Only the lines from the line that has "Output the LaTeX" through the line that has "(173,90) -- (168,90);" should be reproduced, exactly and with both ends kept.
::::
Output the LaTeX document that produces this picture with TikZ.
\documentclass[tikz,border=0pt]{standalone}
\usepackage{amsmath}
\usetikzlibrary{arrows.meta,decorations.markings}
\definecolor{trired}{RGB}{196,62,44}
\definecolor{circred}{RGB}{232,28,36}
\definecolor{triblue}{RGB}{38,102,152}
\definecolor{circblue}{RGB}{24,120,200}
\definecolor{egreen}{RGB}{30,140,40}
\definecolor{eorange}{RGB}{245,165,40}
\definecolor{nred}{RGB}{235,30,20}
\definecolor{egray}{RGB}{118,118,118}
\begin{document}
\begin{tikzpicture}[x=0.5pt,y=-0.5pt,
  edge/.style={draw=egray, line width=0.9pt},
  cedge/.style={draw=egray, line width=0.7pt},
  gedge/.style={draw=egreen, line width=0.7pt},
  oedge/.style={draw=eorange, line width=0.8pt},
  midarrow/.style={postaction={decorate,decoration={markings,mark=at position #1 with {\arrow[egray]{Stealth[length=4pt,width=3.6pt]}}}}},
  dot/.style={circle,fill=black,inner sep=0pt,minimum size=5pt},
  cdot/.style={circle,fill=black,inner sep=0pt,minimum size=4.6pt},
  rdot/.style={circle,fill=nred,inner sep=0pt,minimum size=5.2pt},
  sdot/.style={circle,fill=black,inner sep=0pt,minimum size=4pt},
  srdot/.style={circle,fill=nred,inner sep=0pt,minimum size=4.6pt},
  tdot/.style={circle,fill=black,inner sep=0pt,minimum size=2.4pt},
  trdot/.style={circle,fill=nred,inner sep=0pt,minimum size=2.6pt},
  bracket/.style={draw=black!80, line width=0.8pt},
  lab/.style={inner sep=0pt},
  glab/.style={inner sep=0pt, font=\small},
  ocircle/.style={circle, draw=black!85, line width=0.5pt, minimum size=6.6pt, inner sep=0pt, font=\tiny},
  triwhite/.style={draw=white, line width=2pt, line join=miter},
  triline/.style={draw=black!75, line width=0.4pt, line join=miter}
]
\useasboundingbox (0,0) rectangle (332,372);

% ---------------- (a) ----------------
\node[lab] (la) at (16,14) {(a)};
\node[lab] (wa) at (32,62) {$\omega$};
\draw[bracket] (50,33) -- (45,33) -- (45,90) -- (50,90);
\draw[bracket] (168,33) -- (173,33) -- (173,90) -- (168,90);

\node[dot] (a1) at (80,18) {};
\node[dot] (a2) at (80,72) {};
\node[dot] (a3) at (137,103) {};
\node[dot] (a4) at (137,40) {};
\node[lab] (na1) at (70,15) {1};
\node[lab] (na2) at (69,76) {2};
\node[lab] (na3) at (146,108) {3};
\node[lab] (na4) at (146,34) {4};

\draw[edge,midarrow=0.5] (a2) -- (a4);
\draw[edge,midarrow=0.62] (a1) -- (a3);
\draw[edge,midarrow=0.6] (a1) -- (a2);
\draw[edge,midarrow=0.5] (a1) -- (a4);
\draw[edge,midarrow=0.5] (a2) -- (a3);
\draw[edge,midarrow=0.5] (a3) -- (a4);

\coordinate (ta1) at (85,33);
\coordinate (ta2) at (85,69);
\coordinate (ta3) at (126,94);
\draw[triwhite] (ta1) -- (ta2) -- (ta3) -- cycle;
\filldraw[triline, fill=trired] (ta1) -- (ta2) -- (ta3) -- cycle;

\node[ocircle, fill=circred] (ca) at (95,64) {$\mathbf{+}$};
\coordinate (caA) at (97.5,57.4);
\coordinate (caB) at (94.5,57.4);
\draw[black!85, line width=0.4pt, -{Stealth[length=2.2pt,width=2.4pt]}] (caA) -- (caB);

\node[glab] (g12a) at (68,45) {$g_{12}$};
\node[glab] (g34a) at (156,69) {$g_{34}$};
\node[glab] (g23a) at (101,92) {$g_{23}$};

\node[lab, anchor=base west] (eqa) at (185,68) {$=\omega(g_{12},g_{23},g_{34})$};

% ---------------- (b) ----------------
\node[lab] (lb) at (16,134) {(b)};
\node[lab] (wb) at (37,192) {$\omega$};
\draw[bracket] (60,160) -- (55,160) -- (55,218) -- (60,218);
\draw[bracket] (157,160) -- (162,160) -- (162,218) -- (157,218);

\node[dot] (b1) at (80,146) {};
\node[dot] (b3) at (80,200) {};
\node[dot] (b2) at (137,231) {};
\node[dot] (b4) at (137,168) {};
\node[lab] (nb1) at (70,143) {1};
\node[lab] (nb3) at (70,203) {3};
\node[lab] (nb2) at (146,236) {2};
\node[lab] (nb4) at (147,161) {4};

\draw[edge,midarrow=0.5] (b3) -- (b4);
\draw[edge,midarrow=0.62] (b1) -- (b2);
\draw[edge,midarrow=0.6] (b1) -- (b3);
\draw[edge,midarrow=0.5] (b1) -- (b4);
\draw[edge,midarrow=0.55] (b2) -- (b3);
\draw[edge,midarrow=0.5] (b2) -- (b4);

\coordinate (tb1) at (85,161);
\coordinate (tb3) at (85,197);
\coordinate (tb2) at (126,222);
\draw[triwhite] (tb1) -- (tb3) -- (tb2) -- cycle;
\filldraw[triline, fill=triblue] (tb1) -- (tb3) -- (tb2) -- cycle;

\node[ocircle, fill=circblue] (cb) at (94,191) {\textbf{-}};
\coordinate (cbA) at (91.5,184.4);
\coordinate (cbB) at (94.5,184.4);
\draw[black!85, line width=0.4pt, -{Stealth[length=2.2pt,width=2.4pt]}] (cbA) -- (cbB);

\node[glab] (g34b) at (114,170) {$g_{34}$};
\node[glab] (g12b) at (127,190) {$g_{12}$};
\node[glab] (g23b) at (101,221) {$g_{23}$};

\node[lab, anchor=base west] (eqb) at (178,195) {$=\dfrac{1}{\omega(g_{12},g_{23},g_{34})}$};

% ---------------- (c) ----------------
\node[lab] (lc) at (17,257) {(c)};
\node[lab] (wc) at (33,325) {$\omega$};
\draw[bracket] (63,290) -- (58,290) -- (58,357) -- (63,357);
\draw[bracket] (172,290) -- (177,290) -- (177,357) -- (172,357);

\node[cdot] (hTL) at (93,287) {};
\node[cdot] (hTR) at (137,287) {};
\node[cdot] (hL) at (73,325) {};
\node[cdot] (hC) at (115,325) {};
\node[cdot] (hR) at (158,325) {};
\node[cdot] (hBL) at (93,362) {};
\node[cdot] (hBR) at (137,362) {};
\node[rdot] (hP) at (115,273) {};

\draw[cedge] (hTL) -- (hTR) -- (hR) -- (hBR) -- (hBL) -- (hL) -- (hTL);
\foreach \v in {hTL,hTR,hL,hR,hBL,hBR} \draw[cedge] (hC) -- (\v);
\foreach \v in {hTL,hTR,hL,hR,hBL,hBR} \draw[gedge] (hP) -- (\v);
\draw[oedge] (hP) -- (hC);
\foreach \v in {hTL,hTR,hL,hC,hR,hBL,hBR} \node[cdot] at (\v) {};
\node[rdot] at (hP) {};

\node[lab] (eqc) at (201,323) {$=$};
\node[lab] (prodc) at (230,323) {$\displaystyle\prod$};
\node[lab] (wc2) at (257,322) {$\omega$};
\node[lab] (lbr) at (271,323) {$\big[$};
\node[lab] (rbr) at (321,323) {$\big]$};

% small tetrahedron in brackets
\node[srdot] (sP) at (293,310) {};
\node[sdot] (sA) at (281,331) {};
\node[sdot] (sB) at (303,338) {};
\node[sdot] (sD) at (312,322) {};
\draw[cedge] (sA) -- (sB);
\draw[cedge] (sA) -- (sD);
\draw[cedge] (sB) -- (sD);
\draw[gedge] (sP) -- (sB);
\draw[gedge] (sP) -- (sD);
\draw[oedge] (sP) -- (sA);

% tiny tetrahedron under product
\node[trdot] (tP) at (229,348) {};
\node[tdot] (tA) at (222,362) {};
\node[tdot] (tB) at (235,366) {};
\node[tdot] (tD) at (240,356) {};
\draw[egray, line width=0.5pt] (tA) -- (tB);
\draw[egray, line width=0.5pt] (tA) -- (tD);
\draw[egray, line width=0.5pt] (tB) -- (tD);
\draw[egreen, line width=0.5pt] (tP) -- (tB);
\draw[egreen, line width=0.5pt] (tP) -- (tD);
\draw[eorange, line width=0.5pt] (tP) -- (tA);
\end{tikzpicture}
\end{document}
::::
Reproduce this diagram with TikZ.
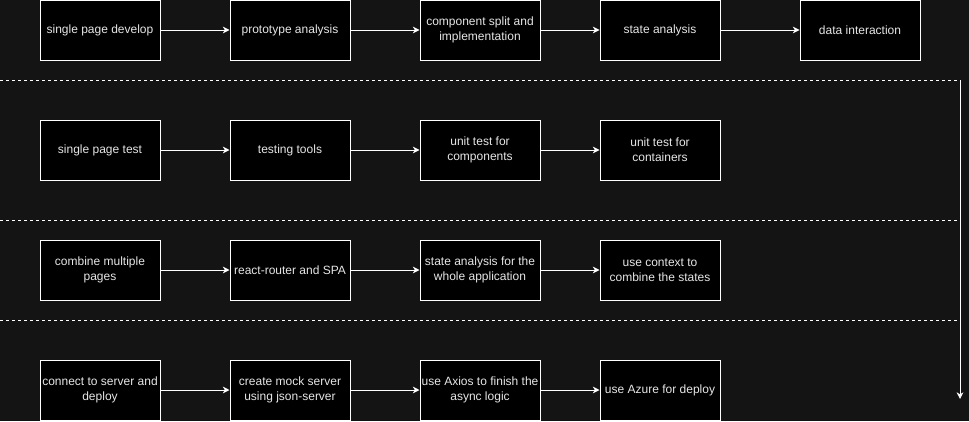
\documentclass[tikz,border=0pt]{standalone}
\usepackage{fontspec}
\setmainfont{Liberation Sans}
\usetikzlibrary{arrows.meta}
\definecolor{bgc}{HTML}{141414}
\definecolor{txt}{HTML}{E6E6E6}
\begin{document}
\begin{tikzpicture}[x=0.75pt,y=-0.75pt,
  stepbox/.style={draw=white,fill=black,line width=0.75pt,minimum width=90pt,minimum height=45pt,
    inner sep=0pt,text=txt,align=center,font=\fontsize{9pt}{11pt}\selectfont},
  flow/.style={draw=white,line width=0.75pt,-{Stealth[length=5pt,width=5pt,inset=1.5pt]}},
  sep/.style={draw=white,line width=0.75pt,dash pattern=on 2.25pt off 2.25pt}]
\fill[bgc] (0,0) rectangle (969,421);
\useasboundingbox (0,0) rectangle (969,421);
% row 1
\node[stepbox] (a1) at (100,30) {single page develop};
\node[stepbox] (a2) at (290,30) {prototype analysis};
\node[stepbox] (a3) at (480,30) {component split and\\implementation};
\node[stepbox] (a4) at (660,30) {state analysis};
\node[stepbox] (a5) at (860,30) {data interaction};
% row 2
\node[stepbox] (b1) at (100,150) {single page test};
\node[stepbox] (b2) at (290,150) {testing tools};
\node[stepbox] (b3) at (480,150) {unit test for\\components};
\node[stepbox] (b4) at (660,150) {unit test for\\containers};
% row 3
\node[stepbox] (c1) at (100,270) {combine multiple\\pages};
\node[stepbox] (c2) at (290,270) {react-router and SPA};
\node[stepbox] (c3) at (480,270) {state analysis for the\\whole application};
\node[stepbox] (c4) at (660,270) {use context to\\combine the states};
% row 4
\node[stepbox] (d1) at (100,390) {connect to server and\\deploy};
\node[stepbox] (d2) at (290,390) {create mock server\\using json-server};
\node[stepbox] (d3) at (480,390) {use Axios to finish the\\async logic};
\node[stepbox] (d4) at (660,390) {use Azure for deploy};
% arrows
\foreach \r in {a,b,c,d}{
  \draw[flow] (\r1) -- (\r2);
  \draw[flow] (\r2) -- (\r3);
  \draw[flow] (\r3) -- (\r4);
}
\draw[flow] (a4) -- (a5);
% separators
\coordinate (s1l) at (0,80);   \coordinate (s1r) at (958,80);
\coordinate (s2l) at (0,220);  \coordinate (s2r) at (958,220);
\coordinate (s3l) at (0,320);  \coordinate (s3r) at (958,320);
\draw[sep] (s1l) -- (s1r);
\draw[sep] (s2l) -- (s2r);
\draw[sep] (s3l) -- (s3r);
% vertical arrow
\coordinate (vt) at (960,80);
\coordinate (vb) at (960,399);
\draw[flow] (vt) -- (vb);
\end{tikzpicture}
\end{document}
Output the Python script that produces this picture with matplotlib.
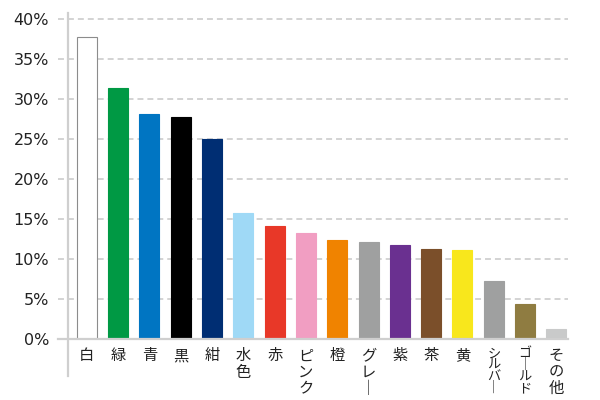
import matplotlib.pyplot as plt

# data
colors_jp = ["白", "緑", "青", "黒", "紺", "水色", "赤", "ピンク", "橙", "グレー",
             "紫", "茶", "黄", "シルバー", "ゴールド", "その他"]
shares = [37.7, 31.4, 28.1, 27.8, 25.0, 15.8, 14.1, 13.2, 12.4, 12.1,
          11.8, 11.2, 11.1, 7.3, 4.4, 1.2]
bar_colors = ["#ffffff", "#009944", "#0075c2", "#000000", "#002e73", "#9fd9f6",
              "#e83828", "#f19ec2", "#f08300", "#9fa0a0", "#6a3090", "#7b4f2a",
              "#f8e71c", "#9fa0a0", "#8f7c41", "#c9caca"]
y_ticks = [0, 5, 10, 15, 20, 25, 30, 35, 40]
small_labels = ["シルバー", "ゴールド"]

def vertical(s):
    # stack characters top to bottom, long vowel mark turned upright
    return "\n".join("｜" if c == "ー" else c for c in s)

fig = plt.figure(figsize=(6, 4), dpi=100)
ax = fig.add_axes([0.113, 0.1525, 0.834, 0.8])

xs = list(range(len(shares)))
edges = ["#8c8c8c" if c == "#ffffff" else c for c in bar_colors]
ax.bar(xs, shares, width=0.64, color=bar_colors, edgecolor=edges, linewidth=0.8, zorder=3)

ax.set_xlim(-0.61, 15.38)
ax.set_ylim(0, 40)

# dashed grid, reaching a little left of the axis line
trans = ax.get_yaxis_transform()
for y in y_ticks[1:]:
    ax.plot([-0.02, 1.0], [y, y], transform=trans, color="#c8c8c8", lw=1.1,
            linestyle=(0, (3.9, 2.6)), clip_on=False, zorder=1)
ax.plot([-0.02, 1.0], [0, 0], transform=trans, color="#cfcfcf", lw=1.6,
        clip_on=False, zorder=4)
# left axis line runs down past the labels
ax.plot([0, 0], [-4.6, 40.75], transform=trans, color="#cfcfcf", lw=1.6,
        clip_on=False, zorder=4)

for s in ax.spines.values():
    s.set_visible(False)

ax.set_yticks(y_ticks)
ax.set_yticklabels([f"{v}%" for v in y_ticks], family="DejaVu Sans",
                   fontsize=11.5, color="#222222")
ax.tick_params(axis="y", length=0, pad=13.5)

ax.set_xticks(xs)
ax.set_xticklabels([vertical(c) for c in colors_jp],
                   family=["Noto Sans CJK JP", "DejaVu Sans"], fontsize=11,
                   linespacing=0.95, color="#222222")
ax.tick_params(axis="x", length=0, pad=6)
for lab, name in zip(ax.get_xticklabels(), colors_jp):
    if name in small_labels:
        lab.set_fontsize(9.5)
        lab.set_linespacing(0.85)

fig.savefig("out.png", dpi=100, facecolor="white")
::::
Answer to the problem
Output the LaTeX document that produces this picture with TikZ.
\documentclass[tikz,border=0pt]{standalone}
\usepackage{amsmath}
\usetikzlibrary{arrows.meta,decorations.markings}
\definecolor{trired}{RGB}{196,62,44}
\definecolor{circred}{RGB}{232,28,36}
\definecolor{triblue}{RGB}{38,102,152}
\definecolor{circblue}{RGB}{24,120,200}
\definecolor{egreen}{RGB}{30,140,40}
\definecolor{eorange}{RGB}{245,165,40}
\definecolor{nred}{RGB}{235,30,20}
\definecolor{egray}{RGB}{118,118,118}
\begin{document}
\begin{tikzpicture}[x=0.5pt,y=-0.5pt,
  edge/.style={draw=egray, line width=0.9pt},
  cedge/.style={draw=egray, line width=0.7pt},
  gedge/.style={draw=egreen, line width=0.7pt},
  oedge/.style={draw=eorange, line width=0.8pt},
  midarrow/.style={postaction={decorate,decoration={markings,mark=at position #1 with {\arrow[egray]{Stealth[length=4pt,width=3.6pt]}}}}},
  dot/.style={circle,fill=black,inner sep=0pt,minimum size=5pt},
  cdot/.style={circle,fill=black,inner sep=0pt,minimum size=4.6pt},
  rdot/.style={circle,fill=nred,inner sep=0pt,minimum size=5.2pt},
  sdot/.style={circle,fill=black,inner sep=0pt,minimum size=4pt},
  srdot/.style={circle,fill=nred,inner sep=0pt,minimum size=4.6pt},
  tdot/.style={circle,fill=black,inner sep=0pt,minimum size=2.4pt},
  trdot/.style={circle,fill=nred,inner sep=0pt,minimum size=2.6pt},
  bracket/.style={draw=black!80, line width=0.8pt},
  lab/.style={inner sep=0pt},
  glab/.style={inner sep=0pt, font=\small},
  ocircle/.style={circle, draw=black!85, line width=0.5pt, minimum size=6.6pt, inner sep=0pt, font=\tiny},
  triwhite/.style={draw=white, line width=2pt, line join=miter},
  triline/.style={draw=black!75, line width=0.4pt, line join=miter}
]
\useasboundingbox (0,0) rectangle (332,372);

% ---------------- (a) ----------------
\node[lab] (la) at (16,14) {(a)};
\node[lab] (wa) at (32,62) {$\omega$};
\draw[bracket] (50,33) -- (45,33) -- (45,90) -- (50,90);
\draw[bracket] (168,33) -- (173,33) -- (173,90) -- (168,90);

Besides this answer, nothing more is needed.